Task brief =>
Set down the data below without change, skipping the pictures it holds.

= = = = = = =

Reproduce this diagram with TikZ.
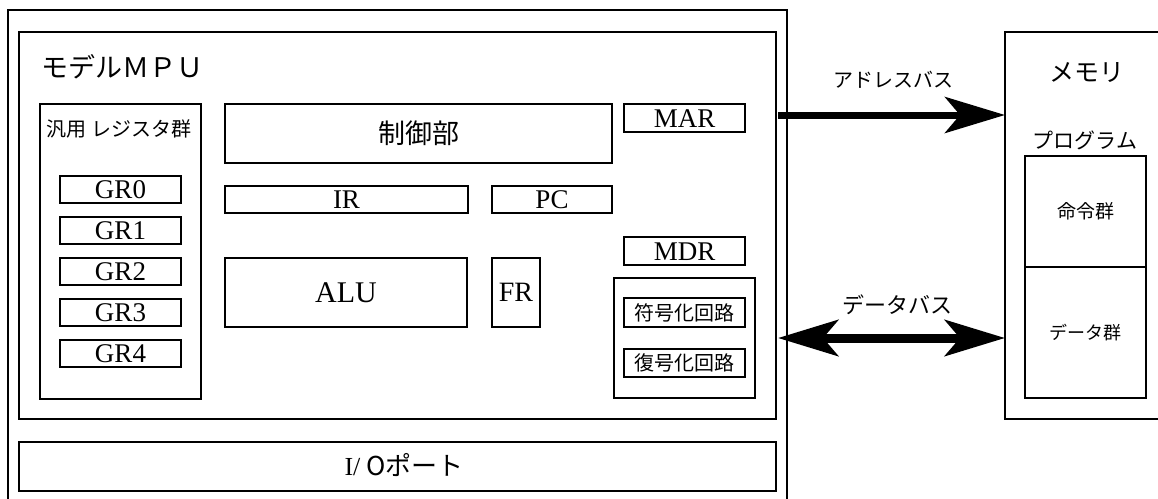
\documentclass[tikz,border=0pt]{standalone}
\usepackage{fontspec}
\setmainfont{Liberation Serif}
\newfontfamily\jp{Noto Sans CJK JP}
\usetikzlibrary{arrows.meta,calc}
\tikzset{
  bx/.style={draw, line width=1.8pt, inner sep=0pt, outer sep=0pt, anchor=north west, align=center},
  reg/.style={bx, minimum width=121pt, minimum height=27pt, font=\fontsize{27}{27}\selectfont, text height=18pt, text depth=-5pt},
  jtxt/.style={font=\jp\fontsize{#1}{#1}\selectfont, inner sep=0pt},
  bus/.style={line width=#1, -{Stealth[length=60pt,width=36pt,inset=15pt]}},
  dbus/.style={line width=#1, {Stealth[length=60pt,width=36pt,inset=15pt]}-{Stealth[length=60pt,width=36pt,inset=15pt]}}
}
\begin{document}
\begin{tikzpicture}[x=1pt,y=-1pt]
\useasboundingbox (0,0) rectangle (1158,498);
\clip (0,0) rectangle (1158,498);
% outer frames
\node[bx, minimum width=779pt, minimum height=520pt] (outer) at (8,10) {};
\node[bx, minimum width=757pt, minimum height=387pt] (mpu) at (19,32) {};
\node[jtxt=27, anchor=west] (title) at (41,67) {モデルＭＰＵ};
\node[bx, minimum width=757pt, minimum height=49pt] (io) at (19,442) {};
\node[jtxt=26] (iolabel) at (404,465) {{\rmfamily I/} Oポート};
% general registers
\node[bx, minimum width=161pt, minimum height=295pt] (gpr) at (40,104) {};
\node[jtxt=20] (gprlabel) at (119,129) {汎用 レジスタ群};
\node[reg] (gr0) at (60,176) {GR0};
\node[reg] (gr1) at (60,217) {GR1};
\node[reg] (gr2) at (60,258) {GR2};
\node[reg] (gr3) at (60,299) {GR3};
\node[reg] (gr4) at (60,340) {GR4};
% control etc
\node[bx, minimum width=387pt, minimum height=59pt, font=\jp\fontsize{27}{27}\selectfont] (ctrl) at (225,104) {制御部};
\node[reg, minimum width=243pt] (ir) at (225,186) {IR};
\node[reg, minimum width=120pt] (pc) at (492,186) {PC};
\node[bx, minimum width=242pt, minimum height=69pt, font=\fontsize{30}{30}\selectfont] (alu) at (225,258) {ALU};
\node[bx, minimum width=48pt, minimum height=69pt, font=\fontsize{28}{28}\selectfont] (fr) at (492,258) {FR};
\node[reg, minimum height=28pt] (mar) at (624,104) {MAR};
\node[reg, minimum height=28pt] (mdr) at (624,237) {MDR};
\node[bx, minimum width=141pt, minimum height=120pt] (codec) at (614,278) {};
\node[bx, minimum width=121pt, minimum height=29pt, font=\jp\fontsize{20}{20}\selectfont] (enc) at (624,298) {符号化回路};
\node[bx, minimum width=121pt, minimum height=28pt, font=\jp\fontsize{20}{20}\selectfont] (dec) at (624,349) {復号化回路};
% memory
\node[bx, minimum width=170pt, minimum height=387pt] (mem) at (1005,32) {};
\node[jtxt=25] (memlabel) at (1087,73) {メモリ};
\node[jtxt=21] (proglabel) at (1085,140) {プログラム};
\node[bx, minimum width=121pt, minimum height=111pt, font=\jp\fontsize{19}{19}\selectfont] (inst) at (1025,156) {命令群};
\node[bx, minimum width=121pt, minimum height=131pt, font=\jp\fontsize{18}{18}\selectfont] (data) at (1025,267) {データ群};
% buses
\coordinate (a1) at (778,115);
\coordinate (d1) at (778,338);
\draw[bus=7pt] (a1) -- (mem.west |- a1);
\draw[dbus=9pt] (d1) -- (mem.west |- d1);
\node[jtxt=20] (abus) at (893,80) {アドレスバス};
\node[jtxt=22] (dbuslabel) at (897,305) {データバス};
\end{tikzpicture}
\end{document}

= = = = = = =

Task solution =>
Reproduce this diagram with TikZ.
\documentclass[tikz,border=0pt]{standalone}
\usepackage{fontspec}
\setmainfont{Liberation Serif}
\newfontfamily\jp{Noto Sans CJK JP}
\usetikzlibrary{arrows.meta,calc}
\tikzset{
  bx/.style={draw, line width=1.8pt, inner sep=0pt, outer sep=0pt, anchor=north west, align=center},
  reg/.style={bx, minimum width=121pt, minimum height=27pt, font=\fontsize{27}{27}\selectfont, text height=18pt, text depth=-5pt},
  jtxt/.style={font=\jp\fontsize{#1}{#1}\selectfont, inner sep=0pt},
  bus/.style={line width=#1, -{Stealth[length=60pt,width=36pt,inset=15pt]}},
  dbus/.style={line width=#1, {Stealth[length=60pt,width=36pt,inset=15pt]}-{Stealth[length=60pt,width=36pt,inset=15pt]}}
}
\begin{document}
\begin{tikzpicture}[x=1pt,y=-1pt]
\useasboundingbox (0,0) rectangle (1158,498);
\clip (0,0) rectangle (1158,498);
% outer frames
\node[bx, minimum width=779pt, minimum height=520pt] (outer) at (8,10) {};
\node[bx, minimum width=757pt, minimum height=387pt] (mpu) at (19,32) {};
\node[jtxt=27, anchor=west] (title) at (41,67) {モデルＭＰＵ};
\node[bx, minimum width=757pt, minimum height=49pt] (io) at (19,442) {};
\node[jtxt=26] (iolabel) at (404,465) {{\rmfamily I/} Oポート};
% general registers
\node[bx, minimum width=161pt, minimum height=295pt] (gpr) at (40,104) {};
\node[jtxt=20] (gprlabel) at (119,129) {汎用 レジスタ群};
\node[reg] (gr0) at (60,176) {GR0};
\node[reg] (gr1) at (60,217) {GR1};
\node[reg] (gr2) at (60,258) {GR2};
\node[reg] (gr3) at (60,299) {GR3};
\node[reg] (gr4) at (60,340) {GR4};
% control etc
\node[bx, minimum width=387pt, minimum height=59pt, font=\jp\fontsize{27}{27}\selectfont] (ctrl) at (225,104) {制御部};
\node[reg, minimum width=243pt] (ir) at (225,186) {IR};
\node[reg, minimum width=120pt] (pc) at (492,186) {PC};
\node[bx, minimum width=242pt, minimum height=69pt, font=\fontsize{30}{30}\selectfont] (alu) at (225,258) {ALU};
\node[bx, minimum width=48pt, minimum height=69pt, font=\fontsize{28}{28}\selectfont] (fr) at (492,258) {FR};
\node[reg, minimum height=28pt] (mar) at (624,104) {MAR};
\node[reg, minimum height=28pt] (mdr) at (624,237) {MDR};
\node[bx, minimum width=141pt, minimum height=120pt] (codec) at (614,278) {};
\node[bx, minimum width=121pt, minimum height=29pt, font=\jp\fontsize{20}{20}\selectfont] (enc) at (624,298) {符号化回路};
\node[bx, minimum width=121pt, minimum height=28pt, font=\jp\fontsize{20}{20}\selectfont] (dec) at (624,349) {復号化回路};
% memory
\node[bx, minimum width=170pt, minimum height=387pt] (mem) at (1005,32) {};
\node[jtxt=25] (memlabel) at (1087,73) {メモリ};
\node[jtxt=21] (proglabel) at (1085,140) {プログラム};
\node[bx, minimum width=121pt, minimum height=111pt, font=\jp\fontsize{19}{19}\selectfont] (inst) at (1025,156) {命令群};
\node[bx, minimum width=121pt, minimum height=131pt, font=\jp\fontsize{18}{18}\selectfont] (data) at (1025,267) {データ群};
% buses
\coordinate (a1) at (778,115);
\coordinate (d1) at (778,338);
\draw[bus=7pt] (a1) -- (mem.west |- a1);
\draw[dbus=9pt] (d1) -- (mem.west |- d1);
\node[jtxt=20] (abus) at (893,80) {アドレスバス};
\node[jtxt=22] (dbuslabel) at (897,305) {データバス};
\end{tikzpicture}
\end{document}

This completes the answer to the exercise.